This is why I am heartened to see a shift to a more systemic approach to nature, instead of just focusing on a single or few charismatic animal species. Our tendency to tunnel-vision has contributed greatly to our ignoring the effects of our decisions, and if we can cultivate a wider way of approaching the world, perhaps we can make wiser, more informed decisions as we move forward. At the very least, if we’re going to be successful in reviving the ecosystems we’ve damaged, we need to have more of an understanding of the intricate ways in which they work. It’s not enough to slap some plants and animals and fungi together and call it good; we need the hows and whys of those beings all together.

This is also why I cultivate the totemic ecosystem. Nature spirituality is a popular way for those feeling disconnected from the natural world to try to access it again. The abstract symbolism and archetypes of totems create imagery that may be easier to grasp than the sometimes very alien world of the wilderness, especially for those who have forgotten their own wild heritage. Plus many of us have come into adulthood without those natural connections intact. The practice of ritual can not only get us in touch with the wild again, but also re-teach us the crucial element of play. Play is how young animals explore their world, and it’s one way we can engage in similar exploration.

But just as young animals don’t only make a study of one or two species in their ecosystem, so we need to expand beyond our individual totems and favorite animals. The spiritual world is not only made of wolves and eagles and bears, but also the totems of mychorrizal fungi and the politics of field mice and the spirits of storm clouds. If your totem is Cougar, then it is good to know as much about cougars as possible. But it’s also important to know who the cougar’s neighbors are, what it eats and why, and what happens when the cougar is taken away, even to the effects on the very soil itself. And the spirits and totems of these can be known as well. So it may not so much be that Cougar is your totem, as it is that Cougar’s Home is your totemic ecosystem.
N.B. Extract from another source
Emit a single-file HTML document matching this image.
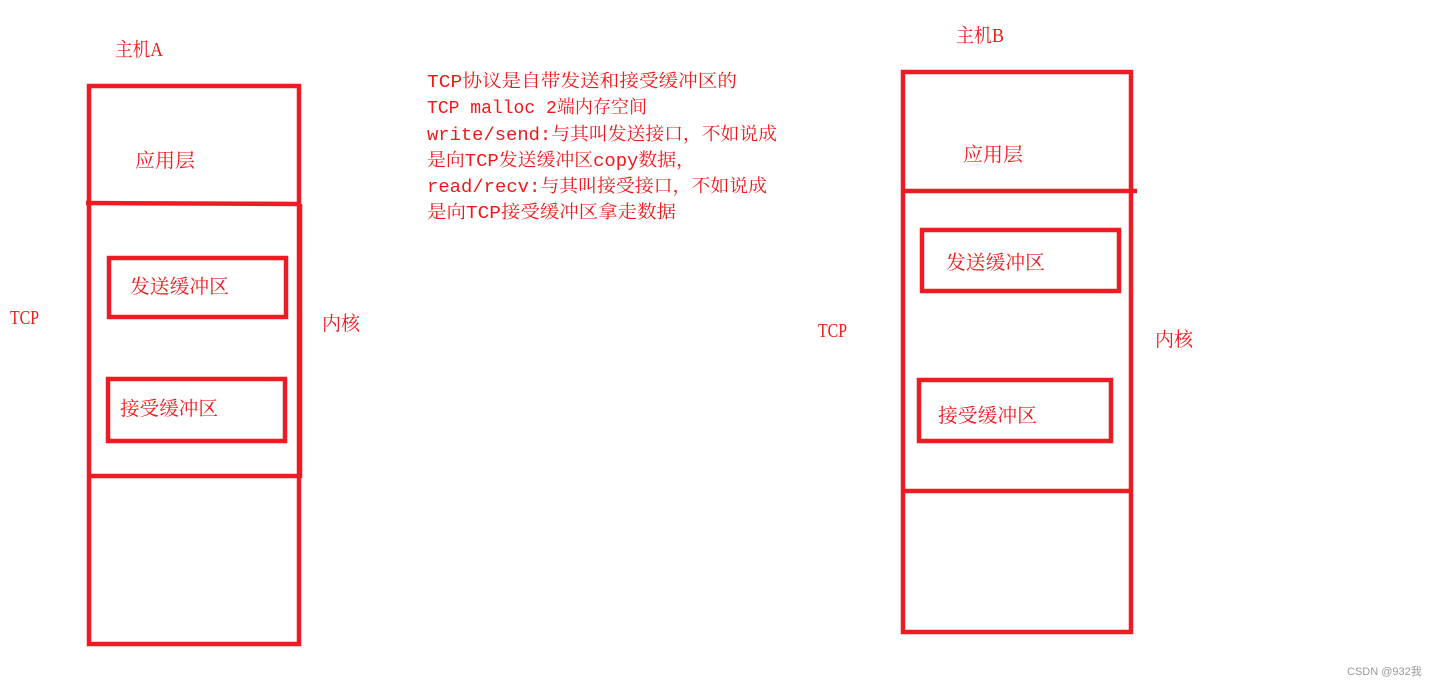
<!DOCTYPE html>
<html><head><meta charset="utf-8"><style>
html,body{margin:0;padding:0;background:#fff;}
svg{display:block;}
.t{font-family:"Liberation Serif","Noto Serif CJK SC",serif;font-size:19.5px;fill:#f01818;}
.m{font-family:"Liberation Mono","Noto Serif CJK SC",monospace;font-size:18px;fill:#f01818;}
</style></head><body>
<svg width="1439" height="686" viewBox="0 0 1439 686" xmlns="http://www.w3.org/2000/svg">
<g fill="none" stroke="#ed1c24" stroke-width="4.5">
<rect x="89" y="86" width="210" height="558"/>
<line x1="86" y1="203" x2="301" y2="204"/>
<line x1="300" y1="204" x2="300" y2="478"/>
<line x1="89" y1="476" x2="300" y2="476"/>
<rect x="109" y="258" width="177" height="59"/>
<rect x="108" y="379" width="177" height="62"/>
<rect x="903" y="72" width="228" height="560"/>
<line x1="903" y1="191" x2="1137" y2="191"/>
<line x1="903" y1="491" x2="1131" y2="491"/>
<rect x="922" y="230" width="197" height="61"/>
<rect x="919" y="380" width="192" height="61"/>
</g>
<text class="t" x="115" y="56" textLength="48" lengthAdjust="spacingAndGlyphs">主机A</text>
<text class="t" x="135" y="167" textLength="60" lengthAdjust="spacingAndGlyphs">应用层</text>
<text class="t" x="130" y="293" textLength="99" lengthAdjust="spacingAndGlyphs">发送缓冲区</text>
<text class="t" x="120" y="415" textLength="98" lengthAdjust="spacingAndGlyphs">接受缓冲区</text>
<text class="t" x="10" y="324" textLength="29" lengthAdjust="spacingAndGlyphs">TCP</text>
<text class="t" x="322" y="330" textLength="38" lengthAdjust="spacingAndGlyphs">内核</text>
<text class="t" x="956" y="42" textLength="48" lengthAdjust="spacingAndGlyphs">主机B</text>
<text class="t" x="963" y="161" textLength="60" lengthAdjust="spacingAndGlyphs">应用层</text>
<text class="t" x="946" y="269" textLength="99" lengthAdjust="spacingAndGlyphs">发送缓冲区</text>
<text class="t" x="938" y="422" textLength="99" lengthAdjust="spacingAndGlyphs">接受缓冲区</text>
<text class="t" x="818" y="337" textLength="29" lengthAdjust="spacingAndGlyphs">TCP</text>
<text class="t" x="1155" y="346" textLength="38" lengthAdjust="spacingAndGlyphs">内核</text>
<text class="m" x="427" y="87" textLength="310" lengthAdjust="spacingAndGlyphs">TCP协议是自带发送和接受缓冲区的</text>
<text class="m" x="427" y="113" textLength="220" lengthAdjust="spacingAndGlyphs">TCP malloc 2端内存空间</text>
<text class="m" x="427" y="140" textLength="350" lengthAdjust="spacingAndGlyphs">write/send:与其叫发送接口，不如说成</text>
<text class="m" x="427" y="166" textLength="268" lengthAdjust="spacingAndGlyphs">是向TCP发送缓冲区copy数据，</text>
<text class="m" x="427" y="192" textLength="340" lengthAdjust="spacingAndGlyphs">read/recv:与其叫接受接口，不如说成</text>
<text class="m" x="427" y="218" textLength="249" lengthAdjust="spacingAndGlyphs">是向TCP接受缓冲区拿走数据</text>
<text x="1347" y="675" style="font-family:'Liberation Sans','Noto Sans CJK SC',sans-serif;font-size:11px;fill:#999">CSDN @932我</text>
</svg>
</body></html>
Clearly there is much more to the study and practice of totemism than just the animals.

So. Think about your local ecosystem and all the intricate connections. Let the concepts percolate in your head, and then let them slowly begin to ooze up into your consciousness. See if your worldview then expands, pick up your stick and drum, and go explore.

Source:

Muir, John (1988). My First Summer in the Sierra. Boston: Houghton Mifflin.